SFR et Bouygues Télécom ont décidé la semaine dernière de mutualiser leurs réseaux mobiles. Des économies à la clé pour être plus fort face à la concurrence. Le point.

Un simple communiqué de presse peu disert et imprécis ce lundi 22 juillet, et voilà que l'annonce de rapprochement entre deux géants des télécoms fait l'effet d'une mini bombe. Les Echos, 20 minutes, Le Nouvel Observateur, l'Express... chacun y va de son analyse. Car l'enjeu est de taille pour les opérateurs : la 4G et les millions de clients à gagner pour faire rentrer de l'argent frais dans les caisses. Les investissements sont lourds, très lourds pour mettre en place un réseau 4G, et chacun sait que, dans ce cas, on est plus fort à plusieurs que tout seul. L'idée de SFR et Bouygues est donc de mutualiser leurs équipements respectifs - 2G et 3G compris d'ailleurs. Ainsi, dans les zones les moins bien desservies, l'opérateur le mieux implanté prendrait en charge le réseau de son partenaire.

L'alliance

En quoi consiste exactement cette alliance ? Selon le communiqué de presse commun « Bouygues Telecom et SFR sont convenues d'entamer des négociations exclusives dont l'objet est d'aboutir à un accord de mutualisation d'une partie de leurs réseaux mobiles. ». Il s'agit donc à l'heure actuelle de négociations, et non d'un accord définitif. Par ailleurs, le communiqué précise que « chaque opérateur conserverait une capacité d'innovation autonome et une indépendance commerciale totale ». Il ne s'agit donc pas non plus d'une fusion, mais d'un partage de moyens techniques. Le secrétaire général de SFR, Olivier Henrard, a indiqué à ce propos dans une interview à ZDnet.fr qu' « elle [la fusion] ne se fera pas car l'Autorité de la concurrence est contre ». Le secrétaire général précise aussi que chacun des opérateurs n'utilisera que ses propres fréquences. La 4G de SFR ne passerait donc pas par le réseau 1800 MHz de Bouygues, fréquences 2G que ce dernier va utiliser dès le 1er octobre pour sa 4G suite à l'autorisation reçue par l'Arcep, le Régulateur des télécoms, en mars dernier.

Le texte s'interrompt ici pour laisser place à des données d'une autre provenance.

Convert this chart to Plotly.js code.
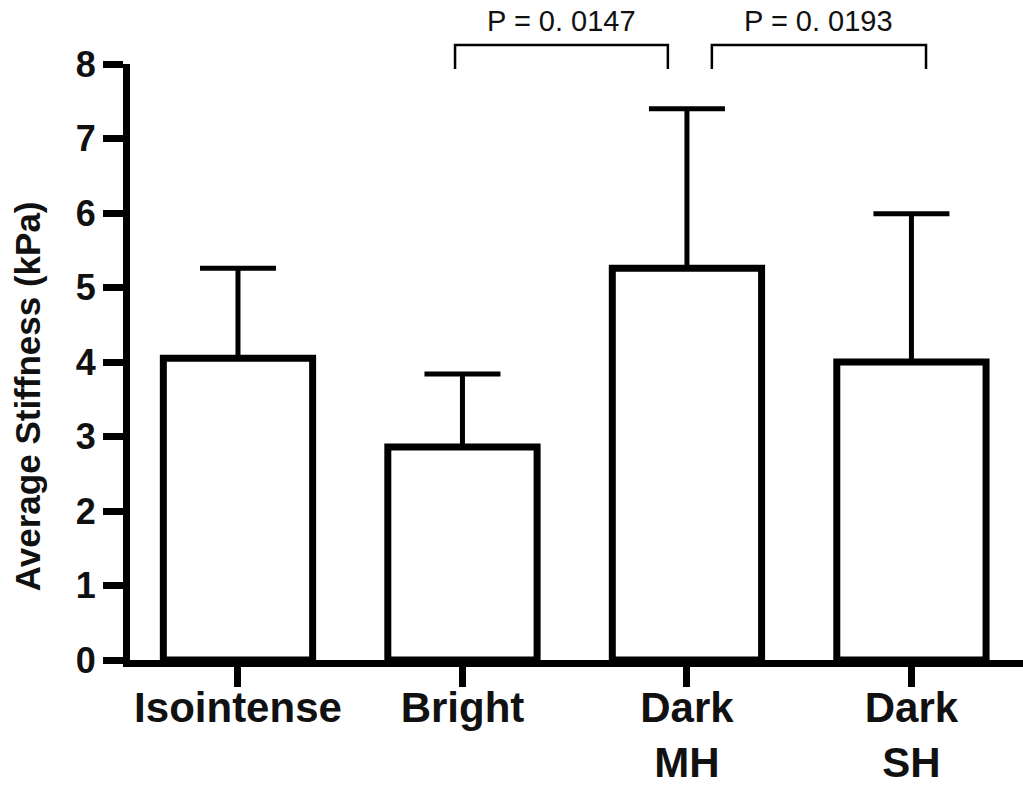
<!DOCTYPE html>
<html>
<head>
<meta charset="utf-8">
<script src="https://cdn.plot.ly/plotly-3.0.1.min.js"></script>
<style>html,body{margin:0;padding:0;background:#fff;}#chart{width:1023px;height:788px;}</style>
</head>
<body>
<div id="chart"></div>
<script>
var categories = ["Isointense", "Bright", "Dark<br>MH", "Dark<br>SH"];
var meanStiffness = [4.05, 2.86, 5.26, 4.00];
var errorUp = [1.21, 0.98, 2.14, 1.99];
var errorDown = [0, 0, 0, 0];
var yTickVals = [0, 1, 2, 3, 4, 5, 6, 7, 8];
var yTitle = "Average Stiffness (kPa)";
var comparisons = [
  {from: 1, to: 2, label: "P = 0. 0147"},
  {from: 2, to: 3, label: "P = 0. 0193"}
];

var FONT = "Liberation Sans, Arial, Helvetica, sans-serif";

var trace = {
  type: "bar",
  x: categories,
  y: meanStiffness,
  width: 0.665,
  marker: {color: "#ffffff", line: {color: "#000000", width: 7}},
  error_y: {type: "data", symmetric: false, array: errorUp, arrayminus: errorDown,
            color: "#000000", thickness: 5, width: 38},
  hoverinfo: "skip"
};

var shapes = [];
var annotations = [];
comparisons.forEach(function (c) {
  var a = c.from - 0.033, b = c.to - 0.085;
  if (c.from === 2) { a = c.from + 0.111; b = c.to + 0.065; }
  shapes.push({type: "path", xref: "x", yref: "paper",
    path: "M " + a + " 0.9916 L " + a + " 1.032 L " + b + " 1.032 L " + b + " 0.9916",
    line: {color: "#000000", width: 2.5}});
  annotations.push({xref: "x", yref: "paper", x: (a + b) / 2, y: 1.072,
    text: c.label, showarrow: false, xanchor: "center", yanchor: "middle",
    font: {family: FONT, size: 29, color: "#111111"}});
});
annotations.push({xref: "paper", yref: "paper", x: -0.114, y: 0.443,
  text: yTitle, textangle: -90, showarrow: false, xanchor: "center", yanchor: "middle",
  font: {family: FONT, size: 35, color: "#111111", weight: "bold"}});

var layout = {
  width: 1023, height: 788,
  margin: {l: 130, r: 0, t: 64, b: 128, pad: 0},
  paper_bgcolor: "#ffffff", plot_bgcolor: "#ffffff",
  showlegend: false,
  xaxis: {
    type: "category", range: [-0.481, 3.497],
    showline: true, linecolor: "#000000", linewidth: 7,
    ticks: "outside", ticklen: 20, tickwidth: 7, tickcolor: "#000000",
    ticklabelstandoff: -15,
    showgrid: false, zeroline: false,
    tickfont: {family: FONT, size: 42, color: "#111111", weight: "bold"}
  },
  yaxis: {
    range: [0, 8], tickvals: yTickVals,
    showline: true, linecolor: "#000000", linewidth: 7,
    ticks: "outside", ticklen: 20, tickwidth: 7, tickcolor: "#000000",
    showgrid: false, zeroline: false,
    tickfont: {family: FONT, size: 36, color: "#111111", weight: "bold"}
  },
  shapes: shapes,
  annotations: annotations
};

Plotly.newPlot("chart", [trace], layout, {displayModeBar: false, staticPlot: true});
</script>
</body>
</html>
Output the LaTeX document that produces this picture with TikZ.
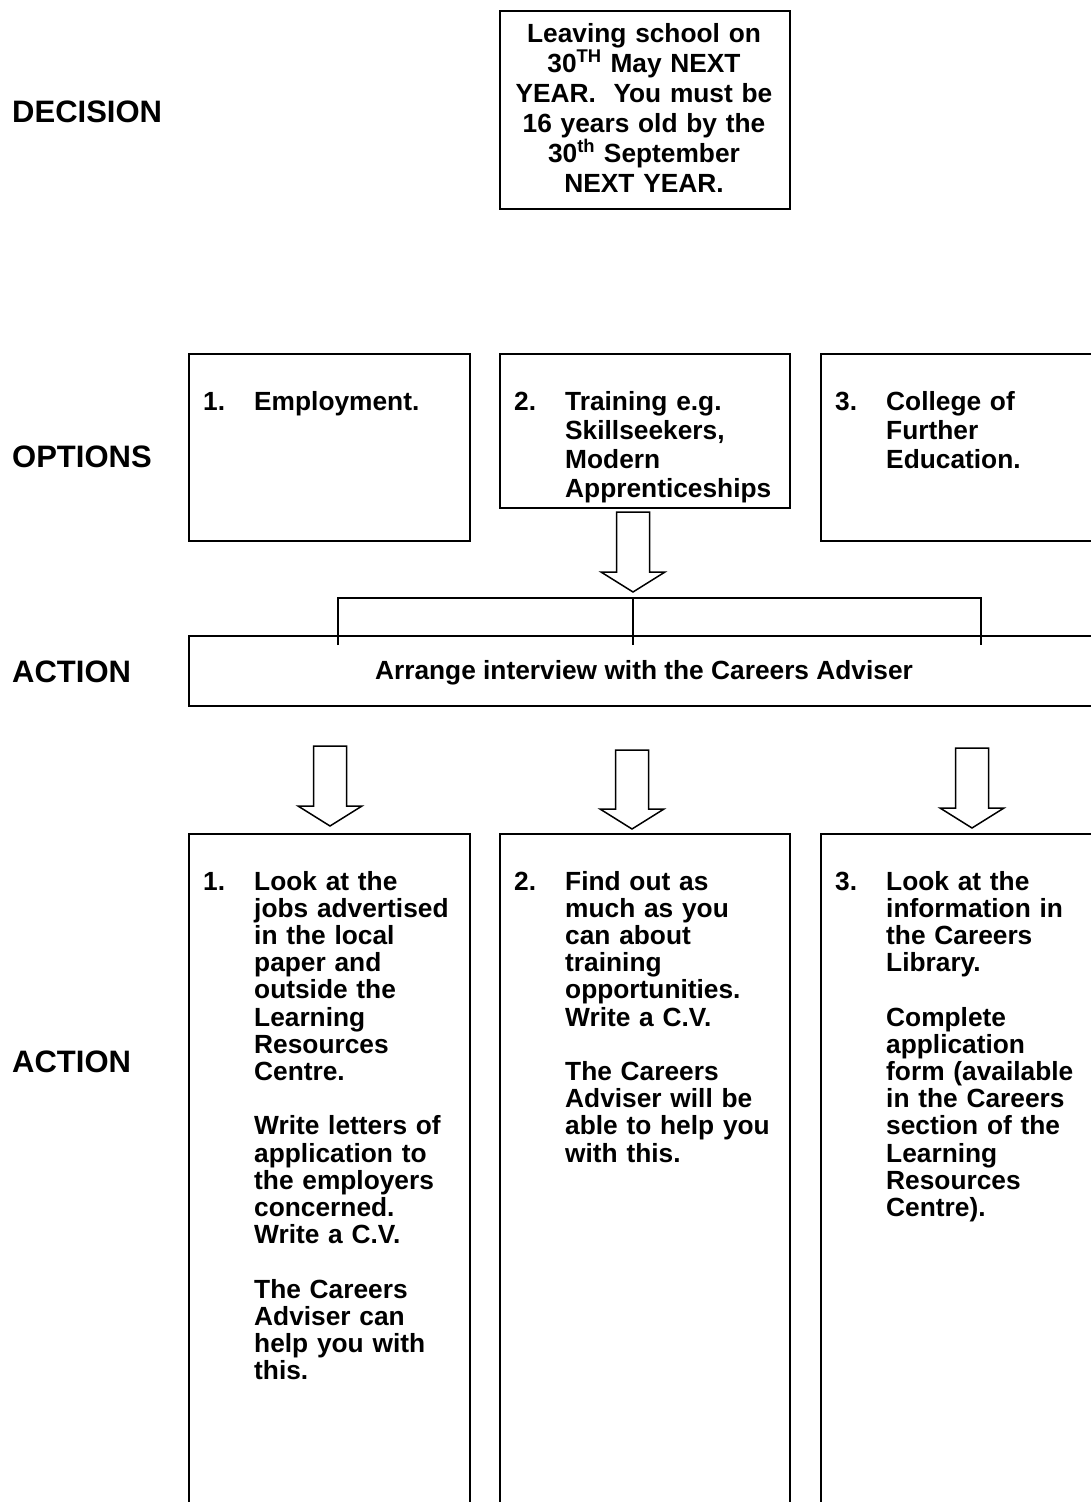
\documentclass[tikz,border=0pt]{standalone}
\usepackage{fontspec}
\setmainfont{Liberation Sans}
\usetikzlibrary{calc}
\tikzset{
  boxline/.style={draw,line width=2.2pt,inner sep=0pt,anchor=north west},
  lbl/.style={font=\fontsize{31}{31}\selectfont\bfseries,inner sep=0pt,anchor=base west},
  num/.style={font=\fontsize{26.3}{27.2}\selectfont\bfseries,inner sep=0pt,anchor=base west},
  body/.style={font=\fontsize{26.3}{27.2}\selectfont\bfseries,inner sep=0pt,anchor=base west,align=left,text width=225pt},
  opt/.style={body,font=\fontsize{26.3}{29}\selectfont\bfseries},
  blk/.style={draw,line width=1.5pt,line join=miter,fill=white},
  brk/.style={draw,line width=1.3pt},
}
\newcommand{\blockarrow}[2]{%
  \draw[blk] ($(#1)+(-16.5,0)$) -- ($(#2)+(-16.5,-20)$) -- ($(#2)+(-32,-20)$) -- (#2)
    -- ($(#2)+(32,-20)$) -- ($(#2)+(16.5,-20)$) -- ($(#1)+(16.5,0)$) -- cycle;}
\begin{document}
\begin{tikzpicture}[x=1pt,y=-1pt]
\useasboundingbox (0,0) rectangle (1091,1502);
\clip (0,0) rectangle (1091,1502);

% row labels
\node[lbl] (ldec) at (12,122) {DECISION};
\node[lbl] (lopt) at (12,467) {OPTIONS};
\node[lbl] (lact1) at (12,682) {ACTION};
\node[lbl] (lact2) at (12,1072) {ACTION};

% decision box
\node[boxline,minimum width=290pt,minimum height=198pt] (dec) at (499,10) {};
\node[font=\fontsize{26.3}{30}\selectfont\bfseries,inner sep=0pt,anchor=base,align=center,text width=290pt] (dect) at (644,42)
  {Leaving school on\\30\textsuperscript{TH} May NEXT\\YEAR.~ You must be\\16 years old by the\\30\textsuperscript{th} September\\NEXT YEAR.};

% option boxes
\node[boxline,minimum width=281pt,minimum height=187pt] (o1) at (188,353) {};
\node[boxline,minimum width=290pt,minimum height=154pt] (o2) at (499,353) {};
\node[boxline,minimum width=320pt,minimum height=187pt] (o3) at (820,353) {};
\node[num] (o1n) at (203,410) {1.};
\node[opt] (o1t) at (254,410) {Employment.};
\node[num] (o2n) at (514,410) {2.};
\node[opt] (o2t) at (565,410) {Training e.g.\\Skillseekers,\\Modern\\Apprenticeships};
\node[num] (o3n) at (835,410) {3.};
\node[opt] (o3t) at (886,410) {College of\\Further\\Education.};

% arrow to bracket
\coordinate (a0s) at (633,512);
\coordinate (a0e) at (633,592);
\blockarrow{a0s}{a0e}

% action box
\node[boxline,minimum width=950pt,minimum height=70pt] (act) at (188,635) {};
\node[font=\fontsize{26.3}{27.2}\selectfont\bfseries,inner sep=0pt,anchor=base] (actt) at (644,679) {Arrange interview with the Careers Adviser};

% bracket
\coordinate (bl) at (338,598);
\coordinate (bm) at (633,598);
\coordinate (br) at (981,598);
\draw[brk] ($(bl)+(0,47)$) -- (bl) -- (br) -- ($(br)+(0,47)$);
\draw[brk] (bm) -- ($(bm)+(0,47)$);

% arrows to action boxes
\coordinate (a1s) at (330,746); \coordinate (a1e) at (330,826);
\coordinate (a2s) at (632,750); \coordinate (a2e) at (632,829);
\coordinate (a3s) at (972,748); \coordinate (a3e) at (972,828);
\blockarrow{a1s}{a1e}
\blockarrow{a2s}{a2e}
\blockarrow{a3s}{a3e}

% bottom boxes (open at the bottom of the page)
\node[boxline,minimum width=281pt,minimum height=720pt] (b1) at (188,833) {};
\node[boxline,minimum width=290pt,minimum height=720pt] (b2) at (499,833) {};
\node[boxline,minimum width=320pt,minimum height=720pt] (b3) at (820,833) {};

\node[num] (b1n) at (203,890) {1.};
\node[body] (b1t) at (254,890) {Look at the\\jobs advertised\\in the local\\paper and\\outside the\\Learning\\Resources\\Centre.\\[27.2pt]Write letters of\\application to\\the employers\\concerned.\\Write a C.V.\\[27.2pt]The Careers\\Adviser can\\help you with\\this.};
\node[num] (b2n) at (514,890) {2.};
\node[body] (b2t) at (565,890) {Find out as\\much as you\\can about\\training\\opportunities.\\Write a C.V.\\[27.2pt]The Careers\\Adviser will be\\able to help you\\with this.};
\node[num] (b3n) at (835,890) {3.};
\node[body] (b3t) at (886,890) {Look at the\\information in\\the Careers\\Library.\\[27.2pt]Complete\\application\\form (available\\in the Careers\\section of the\\Learning\\Resources\\Centre).};
\end{tikzpicture}
\end{document}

Outre les négociations à mener en interne entre les deux opérateurs, l'accord ne sera définitif qu'après validation par l'Arcep – qui, précisons-le, est favorable à ce type de contrat de mutualisation. En outre, Orange (selon Le Figaro) et Free (selon Univers Freebox) ont présenté un recours devant le Conseil d'Etat contre Bouygues et son autorisation detransformer ses fréquences 1800 MHz. Si tout se passe bien pour SFR et Bouygues, l'accord ne sera effectif que dans un an et prendra plusieurs années à se mettre en place, selon Olivier Henrard.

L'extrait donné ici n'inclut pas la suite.